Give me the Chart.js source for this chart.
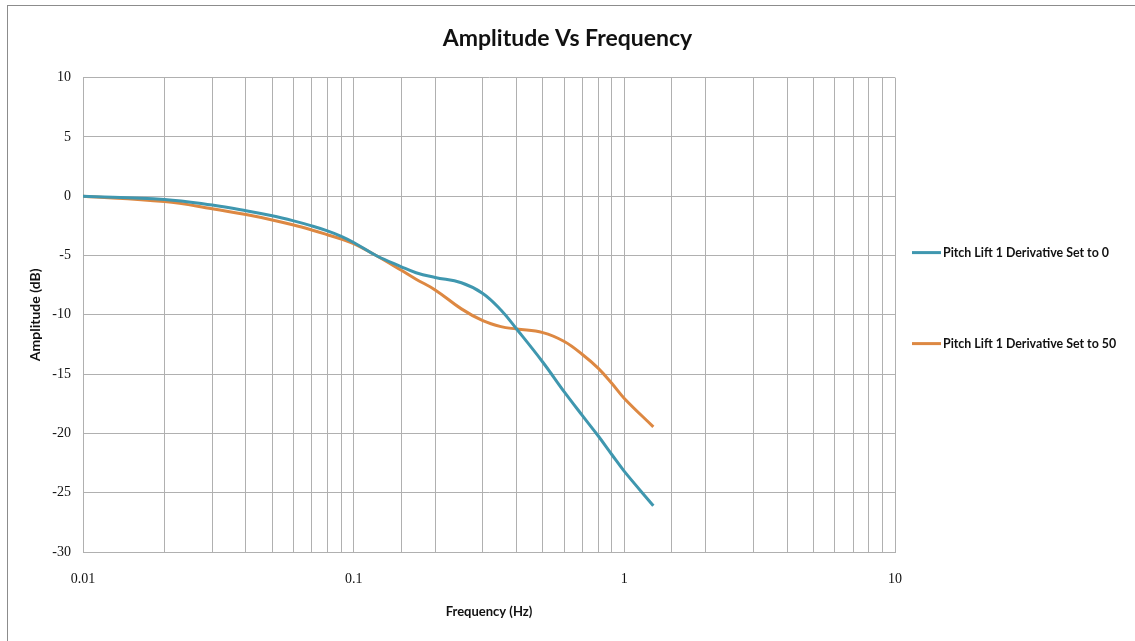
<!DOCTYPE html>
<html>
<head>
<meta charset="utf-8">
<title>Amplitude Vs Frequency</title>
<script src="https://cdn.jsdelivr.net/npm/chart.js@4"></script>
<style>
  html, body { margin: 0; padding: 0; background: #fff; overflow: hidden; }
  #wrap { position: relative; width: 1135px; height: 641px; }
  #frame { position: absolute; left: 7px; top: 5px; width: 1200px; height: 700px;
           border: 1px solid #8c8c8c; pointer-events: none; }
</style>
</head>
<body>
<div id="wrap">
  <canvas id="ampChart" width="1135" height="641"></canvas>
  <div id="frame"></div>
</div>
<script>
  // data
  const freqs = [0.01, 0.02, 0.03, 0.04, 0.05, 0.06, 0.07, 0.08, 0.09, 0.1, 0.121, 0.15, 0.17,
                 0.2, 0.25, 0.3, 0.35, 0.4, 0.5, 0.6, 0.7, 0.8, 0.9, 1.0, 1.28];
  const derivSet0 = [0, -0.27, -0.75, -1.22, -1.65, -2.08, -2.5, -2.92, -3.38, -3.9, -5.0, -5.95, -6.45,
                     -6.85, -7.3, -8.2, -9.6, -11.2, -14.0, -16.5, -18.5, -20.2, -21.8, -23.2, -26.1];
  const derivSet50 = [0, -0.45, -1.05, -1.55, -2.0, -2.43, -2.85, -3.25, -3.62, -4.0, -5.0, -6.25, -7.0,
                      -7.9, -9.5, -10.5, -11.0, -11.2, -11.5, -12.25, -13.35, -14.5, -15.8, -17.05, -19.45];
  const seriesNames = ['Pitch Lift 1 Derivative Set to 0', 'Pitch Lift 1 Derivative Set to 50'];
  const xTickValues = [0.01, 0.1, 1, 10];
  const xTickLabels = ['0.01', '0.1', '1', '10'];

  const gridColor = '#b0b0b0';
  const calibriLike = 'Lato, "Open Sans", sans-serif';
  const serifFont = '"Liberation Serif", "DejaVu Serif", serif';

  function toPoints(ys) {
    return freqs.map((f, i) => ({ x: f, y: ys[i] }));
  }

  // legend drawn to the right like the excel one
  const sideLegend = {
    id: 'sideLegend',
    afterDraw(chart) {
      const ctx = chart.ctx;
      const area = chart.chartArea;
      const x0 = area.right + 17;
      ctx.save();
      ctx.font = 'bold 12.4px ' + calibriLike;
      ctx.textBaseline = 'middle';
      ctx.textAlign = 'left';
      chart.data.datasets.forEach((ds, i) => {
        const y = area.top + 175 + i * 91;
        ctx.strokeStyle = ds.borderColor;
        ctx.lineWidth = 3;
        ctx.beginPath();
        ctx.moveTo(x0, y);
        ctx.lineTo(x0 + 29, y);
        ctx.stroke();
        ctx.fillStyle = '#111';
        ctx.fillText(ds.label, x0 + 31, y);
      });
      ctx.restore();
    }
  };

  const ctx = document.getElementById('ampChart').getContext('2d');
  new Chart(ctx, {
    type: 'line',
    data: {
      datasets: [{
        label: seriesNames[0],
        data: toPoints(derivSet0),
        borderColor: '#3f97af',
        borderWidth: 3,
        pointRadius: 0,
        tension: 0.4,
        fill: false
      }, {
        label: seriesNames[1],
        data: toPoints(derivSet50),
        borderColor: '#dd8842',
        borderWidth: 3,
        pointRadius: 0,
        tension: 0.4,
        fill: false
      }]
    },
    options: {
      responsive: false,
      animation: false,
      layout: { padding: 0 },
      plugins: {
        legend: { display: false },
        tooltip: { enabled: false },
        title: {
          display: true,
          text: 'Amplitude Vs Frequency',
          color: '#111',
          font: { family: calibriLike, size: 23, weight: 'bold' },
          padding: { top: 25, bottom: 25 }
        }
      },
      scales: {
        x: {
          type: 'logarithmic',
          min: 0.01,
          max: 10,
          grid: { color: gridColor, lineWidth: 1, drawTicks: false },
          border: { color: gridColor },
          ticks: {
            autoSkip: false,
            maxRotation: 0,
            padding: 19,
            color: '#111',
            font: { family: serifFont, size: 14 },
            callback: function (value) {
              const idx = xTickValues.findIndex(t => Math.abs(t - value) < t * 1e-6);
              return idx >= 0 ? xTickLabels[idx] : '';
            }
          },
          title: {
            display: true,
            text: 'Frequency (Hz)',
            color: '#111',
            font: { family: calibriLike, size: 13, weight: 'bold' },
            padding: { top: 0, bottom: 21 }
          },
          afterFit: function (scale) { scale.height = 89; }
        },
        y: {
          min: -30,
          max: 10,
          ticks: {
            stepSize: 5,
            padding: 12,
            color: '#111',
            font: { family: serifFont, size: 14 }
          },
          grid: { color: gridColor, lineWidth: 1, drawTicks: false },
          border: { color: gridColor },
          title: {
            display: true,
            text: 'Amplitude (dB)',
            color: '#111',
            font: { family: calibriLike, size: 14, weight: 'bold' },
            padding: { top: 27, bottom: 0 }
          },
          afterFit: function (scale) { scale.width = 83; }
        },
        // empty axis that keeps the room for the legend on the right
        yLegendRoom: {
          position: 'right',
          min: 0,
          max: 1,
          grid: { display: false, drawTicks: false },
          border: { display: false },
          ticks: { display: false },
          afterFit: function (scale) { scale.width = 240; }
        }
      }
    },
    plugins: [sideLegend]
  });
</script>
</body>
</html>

■ **Written instruction**
Working from the lines above, reproduce the material exactly and exclude its pictures.

■ **Written response**
Give me the Chart.js source for this chart.
<!DOCTYPE html>
<html>
<head>
<meta charset="utf-8">
<title>Amplitude Vs Frequency</title>
<script src="https://cdn.jsdelivr.net/npm/chart.js@4"></script>
<style>
  html, body { margin: 0; padding: 0; background: #fff; overflow: hidden; }
  #wrap { position: relative; width: 1135px; height: 641px; }
  #frame { position: absolute; left: 7px; top: 5px; width: 1200px; height: 700px;
           border: 1px solid #8c8c8c; pointer-events: none; }
</style>
</head>
<body>
<div id="wrap">
  <canvas id="ampChart" width="1135" height="641"></canvas>
  <div id="frame"></div>
</div>
<script>
  // data
  const freqs = [0.01, 0.02, 0.03, 0.04, 0.05, 0.06, 0.07, 0.08, 0.09, 0.1, 0.121, 0.15, 0.17,
                 0.2, 0.25, 0.3, 0.35, 0.4, 0.5, 0.6, 0.7, 0.8, 0.9, 1.0, 1.28];
  const derivSet0 = [0, -0.27, -0.75, -1.22, -1.65, -2.08, -2.5, -2.92, -3.38, -3.9, -5.0, -5.95, -6.45,
                     -6.85, -7.3, -8.2, -9.6, -11.2, -14.0, -16.5, -18.5, -20.2, -21.8, -23.2, -26.1];
  const derivSet50 = [0, -0.45, -1.05, -1.55, -2.0, -2.43, -2.85, -3.25, -3.62, -4.0, -5.0, -6.25, -7.0,
                      -7.9, -9.5, -10.5, -11.0, -11.2, -11.5, -12.25, -13.35, -14.5, -15.8, -17.05, -19.45];
  const seriesNames = ['Pitch Lift 1 Derivative Set to 0', 'Pitch Lift 1 Derivative Set to 50'];
  const xTickValues = [0.01, 0.1, 1, 10];
  const xTickLabels = ['0.01', '0.1', '1', '10'];

  const gridColor = '#b0b0b0';
  const calibriLike = 'Lato, "Open Sans", sans-serif';
  const serifFont = '"Liberation Serif", "DejaVu Serif", serif';

  function toPoints(ys) {
    return freqs.map((f, i) => ({ x: f, y: ys[i] }));
  }

  // legend drawn to the right like the excel one
  const sideLegend = {
    id: 'sideLegend',
    afterDraw(chart) {
      const ctx = chart.ctx;
      const area = chart.chartArea;
      const x0 = area.right + 17;
      ctx.save();
      ctx.font = 'bold 12.4px ' + calibriLike;
      ctx.textBaseline = 'middle';
      ctx.textAlign = 'left';
      chart.data.datasets.forEach((ds, i) => {
        const y = area.top + 175 + i * 91;
        ctx.strokeStyle = ds.borderColor;
        ctx.lineWidth = 3;
        ctx.beginPath();
        ctx.moveTo(x0, y);
        ctx.lineTo(x0 + 29, y);
        ctx.stroke();
        ctx.fillStyle = '#111';
        ctx.fillText(ds.label, x0 + 31, y);
      });
      ctx.restore();
    }
  };

  const ctx = document.getElementById('ampChart').getContext('2d');
  new Chart(ctx, {
    type: 'line',
    data: {
      datasets: [{
        label: seriesNames[0],
        data: toPoints(derivSet0),
        borderColor: '#3f97af',
        borderWidth: 3,
        pointRadius: 0,
        tension: 0.4,
        fill: false
      }, {
        label: seriesNames[1],
        data: toPoints(derivSet50),
        borderColor: '#dd8842',
        borderWidth: 3,
        pointRadius: 0,
        tension: 0.4,
        fill: false
      }]
    },
    options: {
      responsive: false,
      animation: false,
      layout: { padding: 0 },
      plugins: {
        legend: { display: false },
        tooltip: { enabled: false },
        title: {
          display: true,
          text: 'Amplitude Vs Frequency',
          color: '#111',
          font: { family: calibriLike, size: 23, weight: 'bold' },
          padding: { top: 25, bottom: 25 }
        }
      },
      scales: {
        x: {
          type: 'logarithmic',
          min: 0.01,
          max: 10,
          grid: { color: gridColor, lineWidth: 1, drawTicks: false },
          border: { color: gridColor },
          ticks: {
            autoSkip: false,
            maxRotation: 0,
            padding: 19,
            color: '#111',
            font: { family: serifFont, size: 14 },
            callback: function (value) {
              const idx = xTickValues.findIndex(t => Math.abs(t - value) < t * 1e-6);
              return idx >= 0 ? xTickLabels[idx] : '';
            }
          },
          title: {
            display: true,
            text: 'Frequency (Hz)',
            color: '#111',
            font: { family: calibriLike, size: 13, weight: 'bold' },
            padding: { top: 0, bottom: 21 }
          },
          afterFit: function (scale) { scale.height = 89; }
        },
        y: {
          min: -30,
          max: 10,
          ticks: {
            stepSize: 5,
            padding: 12,
            color: '#111',
            font: { family: serifFont, size: 14 }
          },
          grid: { color: gridColor, lineWidth: 1, drawTicks: false },
          border: { color: gridColor },
          title: {
            display: true,
            text: 'Amplitude (dB)',
            color: '#111',
            font: { family: calibriLike, size: 14, weight: 'bold' },
            padding: { top: 27, bottom: 0 }
          },
          afterFit: function (scale) { scale.width = 83; }
        },
        // empty axis that keeps the room for the legend on the right
        yLegendRoom: {
          position: 'right',
          min: 0,
          max: 1,
          grid: { display: false, drawTicks: false },
          border: { display: false },
          ticks: { display: false },
          afterFit: function (scale) { scale.width = 240; }
        }
      }
    },
    plugins: [sideLegend]
  });
</script>
</body>
</html>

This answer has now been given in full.